**WHAT IS ASKED:**
Everything from the first line of the data through the line with "from matplotlib.lines import Line2D" is to be echoed exactly, minus the pictures.

================================

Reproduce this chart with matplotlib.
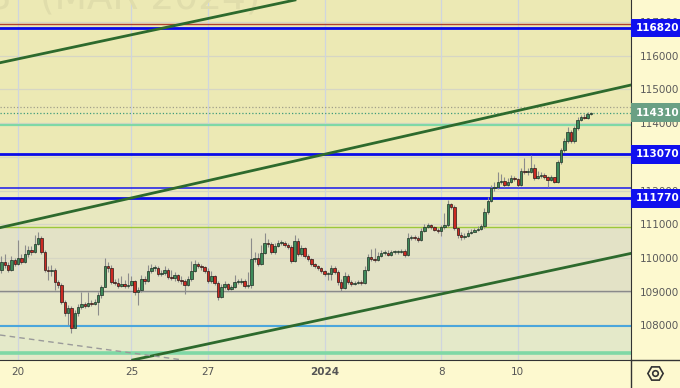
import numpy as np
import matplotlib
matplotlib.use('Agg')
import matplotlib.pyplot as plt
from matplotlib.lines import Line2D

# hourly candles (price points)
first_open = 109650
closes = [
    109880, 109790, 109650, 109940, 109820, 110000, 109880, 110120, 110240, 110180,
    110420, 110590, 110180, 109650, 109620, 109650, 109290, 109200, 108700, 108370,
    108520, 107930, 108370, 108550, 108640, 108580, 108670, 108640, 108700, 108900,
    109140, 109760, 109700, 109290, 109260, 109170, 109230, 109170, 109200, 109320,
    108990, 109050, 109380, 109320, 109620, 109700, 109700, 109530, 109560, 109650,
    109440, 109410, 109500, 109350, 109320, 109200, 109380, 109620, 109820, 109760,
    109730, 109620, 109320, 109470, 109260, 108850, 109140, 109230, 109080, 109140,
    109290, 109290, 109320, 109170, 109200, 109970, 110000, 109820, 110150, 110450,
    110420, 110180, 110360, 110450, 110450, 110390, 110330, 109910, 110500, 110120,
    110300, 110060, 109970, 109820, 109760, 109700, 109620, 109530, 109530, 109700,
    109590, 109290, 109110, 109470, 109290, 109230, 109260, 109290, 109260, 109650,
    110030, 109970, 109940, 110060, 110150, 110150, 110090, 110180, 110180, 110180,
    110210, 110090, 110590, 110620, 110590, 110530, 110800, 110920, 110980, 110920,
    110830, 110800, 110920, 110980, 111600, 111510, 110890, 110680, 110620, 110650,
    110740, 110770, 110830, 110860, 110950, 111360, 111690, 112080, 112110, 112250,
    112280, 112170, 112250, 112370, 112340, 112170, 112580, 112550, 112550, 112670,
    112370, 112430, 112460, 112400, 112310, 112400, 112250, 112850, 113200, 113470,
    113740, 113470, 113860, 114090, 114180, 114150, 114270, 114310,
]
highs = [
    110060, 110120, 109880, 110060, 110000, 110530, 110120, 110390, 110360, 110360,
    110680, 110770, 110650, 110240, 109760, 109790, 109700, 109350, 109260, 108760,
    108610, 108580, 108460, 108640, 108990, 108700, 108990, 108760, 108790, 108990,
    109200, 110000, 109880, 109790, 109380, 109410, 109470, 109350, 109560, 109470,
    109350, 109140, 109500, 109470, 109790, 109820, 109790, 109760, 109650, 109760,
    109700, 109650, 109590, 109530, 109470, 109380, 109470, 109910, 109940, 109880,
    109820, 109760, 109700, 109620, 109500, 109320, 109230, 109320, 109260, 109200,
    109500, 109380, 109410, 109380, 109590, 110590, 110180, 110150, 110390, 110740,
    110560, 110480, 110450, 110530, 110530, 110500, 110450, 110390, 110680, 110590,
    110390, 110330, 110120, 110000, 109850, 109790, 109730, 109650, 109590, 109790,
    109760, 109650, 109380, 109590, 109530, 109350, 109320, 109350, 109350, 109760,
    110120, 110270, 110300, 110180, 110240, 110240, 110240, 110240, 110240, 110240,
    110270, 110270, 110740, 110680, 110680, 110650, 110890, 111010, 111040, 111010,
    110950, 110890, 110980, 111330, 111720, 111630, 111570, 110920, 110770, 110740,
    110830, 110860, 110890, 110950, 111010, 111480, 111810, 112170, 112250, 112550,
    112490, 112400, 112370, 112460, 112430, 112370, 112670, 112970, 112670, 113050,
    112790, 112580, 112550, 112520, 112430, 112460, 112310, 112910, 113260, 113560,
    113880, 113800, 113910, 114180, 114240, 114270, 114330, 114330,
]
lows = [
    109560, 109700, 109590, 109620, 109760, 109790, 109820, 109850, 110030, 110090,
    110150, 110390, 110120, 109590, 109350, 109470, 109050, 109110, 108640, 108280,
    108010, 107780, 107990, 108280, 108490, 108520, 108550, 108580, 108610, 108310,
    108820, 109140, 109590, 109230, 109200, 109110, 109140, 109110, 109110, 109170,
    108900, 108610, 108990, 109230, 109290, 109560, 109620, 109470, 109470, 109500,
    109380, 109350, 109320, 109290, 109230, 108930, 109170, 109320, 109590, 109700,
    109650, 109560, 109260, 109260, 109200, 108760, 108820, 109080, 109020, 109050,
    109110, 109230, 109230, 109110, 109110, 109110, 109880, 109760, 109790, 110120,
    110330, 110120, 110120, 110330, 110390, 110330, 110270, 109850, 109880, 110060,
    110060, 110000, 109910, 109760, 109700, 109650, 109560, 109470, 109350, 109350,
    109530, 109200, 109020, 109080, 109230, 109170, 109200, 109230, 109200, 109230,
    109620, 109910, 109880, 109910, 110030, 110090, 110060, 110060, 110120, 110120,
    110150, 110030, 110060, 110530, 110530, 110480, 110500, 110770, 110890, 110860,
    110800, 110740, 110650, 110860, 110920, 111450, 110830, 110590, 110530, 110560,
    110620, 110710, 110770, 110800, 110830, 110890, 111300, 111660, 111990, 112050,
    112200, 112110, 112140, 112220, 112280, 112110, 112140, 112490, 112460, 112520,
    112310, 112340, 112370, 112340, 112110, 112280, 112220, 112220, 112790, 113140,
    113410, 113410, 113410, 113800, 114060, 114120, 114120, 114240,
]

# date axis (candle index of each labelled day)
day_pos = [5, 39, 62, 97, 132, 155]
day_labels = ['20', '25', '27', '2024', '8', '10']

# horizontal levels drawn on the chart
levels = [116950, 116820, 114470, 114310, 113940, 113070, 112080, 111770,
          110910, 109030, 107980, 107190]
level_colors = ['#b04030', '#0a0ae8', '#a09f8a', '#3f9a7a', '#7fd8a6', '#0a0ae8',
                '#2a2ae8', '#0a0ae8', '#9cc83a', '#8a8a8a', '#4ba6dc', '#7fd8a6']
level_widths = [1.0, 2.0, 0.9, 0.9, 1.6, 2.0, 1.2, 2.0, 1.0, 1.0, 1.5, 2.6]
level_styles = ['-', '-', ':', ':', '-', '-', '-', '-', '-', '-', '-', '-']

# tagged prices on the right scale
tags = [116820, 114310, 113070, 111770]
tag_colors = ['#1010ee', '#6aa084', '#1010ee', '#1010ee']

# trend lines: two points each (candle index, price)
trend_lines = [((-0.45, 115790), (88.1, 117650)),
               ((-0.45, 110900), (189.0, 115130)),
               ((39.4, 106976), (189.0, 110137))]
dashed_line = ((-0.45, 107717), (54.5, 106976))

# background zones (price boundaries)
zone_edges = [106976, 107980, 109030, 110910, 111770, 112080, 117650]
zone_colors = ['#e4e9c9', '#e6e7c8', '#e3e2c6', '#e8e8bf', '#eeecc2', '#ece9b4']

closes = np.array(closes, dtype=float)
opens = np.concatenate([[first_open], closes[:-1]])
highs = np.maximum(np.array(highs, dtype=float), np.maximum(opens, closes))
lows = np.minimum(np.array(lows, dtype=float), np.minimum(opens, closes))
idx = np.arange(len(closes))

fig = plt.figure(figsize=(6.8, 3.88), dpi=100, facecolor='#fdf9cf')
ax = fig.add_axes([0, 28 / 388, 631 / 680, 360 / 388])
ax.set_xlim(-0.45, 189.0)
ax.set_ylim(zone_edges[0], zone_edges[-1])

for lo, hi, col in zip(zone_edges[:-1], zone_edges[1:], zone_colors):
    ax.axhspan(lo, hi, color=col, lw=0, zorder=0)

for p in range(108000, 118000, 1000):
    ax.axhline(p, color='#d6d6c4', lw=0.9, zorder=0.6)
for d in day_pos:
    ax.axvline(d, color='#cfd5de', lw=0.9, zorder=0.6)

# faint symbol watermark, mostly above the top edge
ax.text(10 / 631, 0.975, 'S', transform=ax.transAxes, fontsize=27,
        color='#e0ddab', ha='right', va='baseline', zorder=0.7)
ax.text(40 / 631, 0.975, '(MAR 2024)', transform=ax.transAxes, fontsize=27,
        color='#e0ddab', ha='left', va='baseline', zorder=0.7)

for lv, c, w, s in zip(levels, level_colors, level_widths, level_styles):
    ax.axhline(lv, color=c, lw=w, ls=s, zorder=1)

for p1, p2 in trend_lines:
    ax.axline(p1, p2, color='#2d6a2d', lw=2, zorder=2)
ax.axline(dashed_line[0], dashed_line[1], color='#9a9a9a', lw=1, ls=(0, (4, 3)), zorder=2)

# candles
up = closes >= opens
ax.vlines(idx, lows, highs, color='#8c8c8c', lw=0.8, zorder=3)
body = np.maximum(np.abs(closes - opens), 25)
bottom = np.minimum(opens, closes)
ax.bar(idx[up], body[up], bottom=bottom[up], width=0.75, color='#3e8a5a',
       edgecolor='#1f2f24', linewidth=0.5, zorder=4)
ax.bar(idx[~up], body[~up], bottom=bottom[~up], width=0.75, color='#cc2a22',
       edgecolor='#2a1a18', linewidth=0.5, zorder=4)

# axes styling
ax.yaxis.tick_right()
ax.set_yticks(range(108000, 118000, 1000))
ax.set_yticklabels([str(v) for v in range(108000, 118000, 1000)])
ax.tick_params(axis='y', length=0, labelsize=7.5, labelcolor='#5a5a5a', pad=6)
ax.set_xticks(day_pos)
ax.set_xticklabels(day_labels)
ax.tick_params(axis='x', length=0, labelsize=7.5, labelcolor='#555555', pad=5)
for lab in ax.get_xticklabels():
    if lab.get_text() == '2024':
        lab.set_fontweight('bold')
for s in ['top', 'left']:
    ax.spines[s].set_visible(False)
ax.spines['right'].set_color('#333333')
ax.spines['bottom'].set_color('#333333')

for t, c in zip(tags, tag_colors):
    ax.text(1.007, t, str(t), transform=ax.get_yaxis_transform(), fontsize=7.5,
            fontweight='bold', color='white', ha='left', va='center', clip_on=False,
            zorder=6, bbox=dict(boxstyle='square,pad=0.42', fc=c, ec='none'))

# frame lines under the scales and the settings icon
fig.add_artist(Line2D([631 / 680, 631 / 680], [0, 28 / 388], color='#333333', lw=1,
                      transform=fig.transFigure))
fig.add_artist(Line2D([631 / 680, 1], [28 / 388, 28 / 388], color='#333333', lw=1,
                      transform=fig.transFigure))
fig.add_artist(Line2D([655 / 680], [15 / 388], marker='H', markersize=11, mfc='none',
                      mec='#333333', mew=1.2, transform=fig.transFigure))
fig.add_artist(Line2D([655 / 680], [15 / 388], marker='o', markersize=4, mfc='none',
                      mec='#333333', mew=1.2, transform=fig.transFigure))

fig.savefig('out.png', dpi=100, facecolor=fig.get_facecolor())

================================

**RIGHT ANSWER:**
Reproduce this chart with matplotlib.
import numpy as np
import matplotlib
matplotlib.use('Agg')
import matplotlib.pyplot as plt
from matplotlib.lines import Line2D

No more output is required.